-- BEGIN Given data --
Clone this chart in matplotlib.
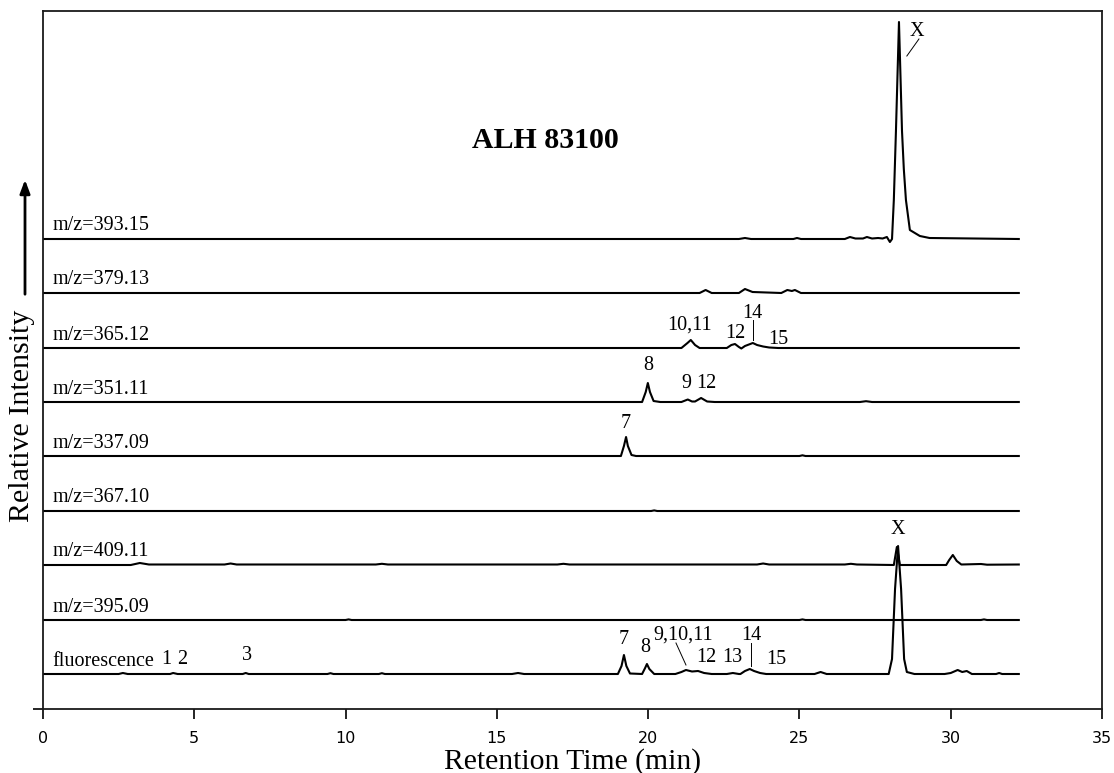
import matplotlib
matplotlib.use("Agg")
import matplotlib.pyplot as plt

# ---------------- data (retention time in min, relative intensity) ----------------
trace_names = ["fluorescence", "m/z=395.09", "m/z=409.11", "m/z=367.10", "m/z=337.09",
               "m/z=351.11", "m/z=365.12", "m/z=379.13", "m/z=393.15"]
trace_offsets = [35, 89, 144, 198, 253, 307, 361, 416, 470]

fl_t = [0, 2.5, 2.64, 2.8, 4.2, 4.3, 4.45, 6.6, 6.7, 6.8, 9.4, 9.5, 9.6, 11.1, 11.2, 11.3,
        15.5, 15.7, 15.9, 19.0, 19.12, 19.2, 19.28, 19.4, 19.8, 19.9, 19.96, 20.04, 20.2,
        20.9, 21.1, 21.25, 21.45, 21.65, 21.85, 22.1, 22.6, 22.8, 23.0, 23.05, 23.2, 23.36,
        23.5, 23.7, 23.9, 25.5, 25.7, 25.9, 27.95, 28.06, 28.16, 28.26, 28.36, 28.46, 28.55,
        28.8, 29.8, 30.0, 30.23, 30.38, 30.53, 30.7, 31.5, 31.6, 31.7, 32.25]
fl_y = [0, 0, 1, 0, 0, 1, 0, 0, 1, 0, 0, 0.8, 0, 0, 0.8, 0,
        0, 1, 0, 0, 8, 19, 8, 0.5, 0, 6, 10, 5, 0,
        0, 2, 4, 2.5, 3, 1, 0, 0, 1, 0, 0, 3, 5,
        3, 1, 0, 0, 2, 0, 0, 15, 85, 128, 85, 15, 2,
        0, 0, 1, 4, 2, 3, 0, 0, 1, 0, 0]

m395_t = [0, 10.0, 10.1, 10.2, 25.0, 25.1, 25.2, 31.0, 31.1, 31.2, 32.25]
m395_y = [0, 0, 0.6, 0, 0, 0.6, 0, 0, 0.6, 0, 0]

m409_t = [0, 2.9, 3.2, 3.5, 6.0, 6.2, 6.4, 11.0, 11.2, 11.4, 17.0, 17.2, 17.4, 23.6, 23.8,
          24.0, 26.5, 26.7, 26.9, 28.12, 28.22, 28.32, 29.85, 29.95, 30.07, 30.2, 30.35,
          31.0, 31.2, 32.25]
m409_y = [0, 0, 2, 0.5, 0.5, 1.5, 0.5, 0.5, 1.2, 0.5, 0.5, 1.2, 0.5, 0.5, 1.5,
          0.5, 0.5, 1.2, 0.5, 0, 18, 0, 0, 5, 10, 4, 0.5,
          1, 0.3, 0.5]

m367_t = [0, 20.1, 20.2, 20.3, 32.25]
m367_y = [0, 0, 0.6, 0, 0]

m337_t = [0, 19.1, 19.2, 19.27, 19.33, 19.45, 19.6, 25.0, 25.1, 25.2, 32.25]
m337_y = [0, 0, 10, 19, 10, 1, 0, 0, 0.7, 0, 0]

m351_t = [0, 19.8, 19.92, 19.99, 20.06, 20.18, 20.4, 21.1, 21.31, 21.45, 21.55, 21.75,
          21.95, 22.2, 27.0, 27.2, 27.4, 32.25]
m351_y = [0, 0, 10, 19, 10, 1, 0, 0, 2.5, 0.5, 0.5, 4,
          0.5, 0, 0, 0.8, 0, 0]

m365_t = [0, 21.1, 21.3, 21.41, 21.55, 21.7, 22.6, 22.75, 22.87, 23.0, 23.08, 23.2, 23.46,
          23.6, 23.8, 24.0, 24.3, 32.25]
m365_y = [0, 0, 5, 8, 3, 0, 0, 3, 4, 1, -0.5, 2, 5,
          3, 1.5, 0.5, 0, 0]

m379_t = [0, 21.7, 21.9, 22.1, 23.0, 23.2, 23.45, 24.4, 24.6, 24.75, 24.85, 25.05, 32.25]
m379_y = [0, 0, 3, 0, 0, 4, 1, 0, 3, 2, 3, 0, 0]

m393_t = [0, 23.0, 23.2, 23.4, 24.8, 24.92, 25.05, 26.5, 26.67, 26.85, 27.1, 27.23, 27.4,
          27.6, 27.75, 27.89, 27.99, 28.06, 28.12, 28.19, 28.29, 28.39, 28.45, 28.52,
          28.65, 28.98, 29.3, 32.25]
m393_y = [0, 0, 1, 0, 0, 1, 0, 0, 2, 0.5, 0.5, 2, 0.5,
          1, 0.5, 2, -3, 0, 39, 108, 217, 108, 70, 39,
          9, 3, 1, 0]

trace_times = [fl_t, m395_t, m409_t, m367_t, m337_t, m351_t, m365_t, m379_t, m393_t]
trace_vals = [fl_y, m395_y, m409_y, m367_y, m337_y, m351_y, m365_y, m379_y, m393_y]

# peak labels: (text, time, height)
peak_labels = [("1", 4.06, 49), ("2", 4.59, 49), ("3", 6.74, 53), ("7", 19.2, 70),
               ("8", 19.89, 62), ("9,10,11", 21.15, 74), ("12", 21.91, 52), ("13", 22.77, 52),
               ("14", 23.40, 74), ("15", 24.22, 50),
               ("X", 28.26, 179),
               ("7", 19.27, 286),
               ("8", 19.99, 344), ("9", 21.25, 326), ("12", 21.91, 326),
               ("10,11", 21.38, 384), ("12", 22.87, 376), ("14", 23.46, 396), ("15", 24.29, 370),
               ("X", 28.88, 677)]
# leader lines: (t0, y0, t1, y1)
leader_lines = [(20.92, 66, 21.25, 44), (23.40, 66, 23.40, 43),
                (23.46, 389, 23.46, 369), (28.95, 670, 28.55, 653)]

x_ticks = [0, 5, 10, 15, 20, 25, 30, 35]
title_text = "ALH 83100"

# ---------------- plot ----------------
W, H = 1114, 773
fig = plt.figure(figsize=(W / 100, H / 100), dpi=100)
ax = fig.add_axes([43 / W, 1 - 709 / H, (1102 - 43) / W, (709 - 11) / H])

serif = ["Liberation Serif", "DejaVu Serif"]

for name, off, tt, vv in zip(trace_names, trace_offsets, trace_times, trace_vals):
    ax.plot(tt, [off + v for v in vv], color="black", lw=1.5, solid_joinstyle="round")
    ax.text(0.30, off + 13, name, family=serif, fontsize=14.5, ha="left", va="center")

for txt, t, y in peak_labels:
    ax.text(t, y, txt, family=serif, fontsize=14.5, ha="center", va="center")

for t0, y0, t1, y1 in leader_lines:
    ax.plot([t0, t1], [y0, y1], color="black", lw=0.7)

ax.text(16.59, 569, title_text, family=serif, fontsize=21.5, fontweight="bold",
        ha="center", va="center")

ax.set_xlim(0, 35)
ax.set_ylim(0, 698)
ax.set_xticks(x_ticks)
ax.set_xticklabels([str(v) for v in x_ticks], fontsize=11.5, family="DejaVu Sans")
ax.set_yticks([0])
ax.set_yticklabels([""])
ax.tick_params(direction="out", length=7, width=1.2, pad=9)
for s in ax.spines.values():
    s.set_linewidth(1.3)
    s.set_color("#1a1a1a")

ax.set_xlabel("Retention Time (min)", family=serif, fontsize=21.3, labelpad=1)

fig.text(22 / W, 1 - 416 / H, "Relative Intensity", family=serif, fontsize=21.6,
         rotation=90, ha="center", va="center")
ax.annotate("", xy=(25 / W, 1 - 177 / H), xytext=(25 / W, 1 - 297 / H),
            xycoords="figure fraction", textcoords="figure fraction",
            arrowprops=dict(arrowstyle="-|>,head_length=0.8,head_width=0.3",
                            color="black", lw=2), annotation_clip=False)

fig.savefig("out.png", dpi=100)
-- END Given data --
* **Exercise requirements**:
Print the data above verbatim from the first line through the line holding "import matplotlib.pyplot as plt", leaving every picture out.

* **Answer**:
Clone this chart in matplotlib.
import matplotlib
matplotlib.use("Agg")
import matplotlib.pyplot as plt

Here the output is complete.